Judge Jed Rakoff stated in his order denying in part Deutsche’s attempt to dismiss the case, said Epstein “solicited Deutsche Bank’s advice about how to structure his withdrawals so as to evade notice . . . and he was shielded by Deutsche Bank’s failure to file suspicious activity reports.”

Rakoff added that it was “plausible” that the bank had directly benefited from human trafficking in his order to allow the case to proceed to trial.

According to the Times, dozens of victims may ultimately share the damages award, which will be distributed by an administrator that will assess individual claims. Each accuser could receive as much as $5 million according to the plaintiff’s lawyer.

“We are proud to have achieved such a great result for victims who deserved justice from all who played a real role in their abuse,” said Brad Edwards, a lawyer for Doe.

In 2020, Deutsche Bank paid New York State Department of Financial Services $150 million over its ties to Epstein and related internal compliance failures.
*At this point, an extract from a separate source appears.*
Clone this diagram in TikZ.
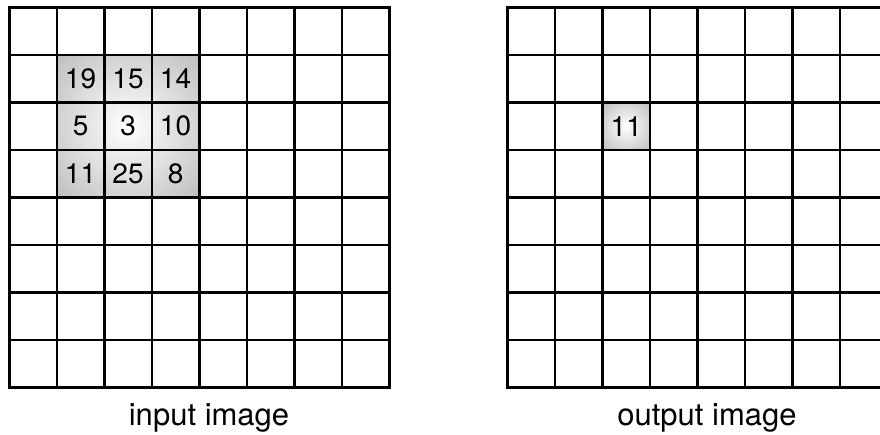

Last year the bank also agreed to pay $26 million to shareholders who accused the bank of misleading them over their vetting process for clients.

Deutsche attempted to have the Doe case dismissed, arguing that $7.4 million she received from the late Epstein’s estate in April 2022 covered their liability as well – and that Doe’s “deficient” complaint did “not come close” to adequately allege that the bank was part of Epstein’s sex-trafficking ring.

Epstein became a client of Deutsche Bank in 2013, years after he pleaded guilty to soliciting a minor for prostitution – and soon after JPMorgan dropped him as a client amid concerns over his lifestyle – including that he was paying victims in cash. Former JPMorgan banker Paul Morris who moved to Deutsche, Paul Morris, advised the bank that Epstein could bring lucrative clients with him.

Deutsche eventually severed ties with Epstein in 2018.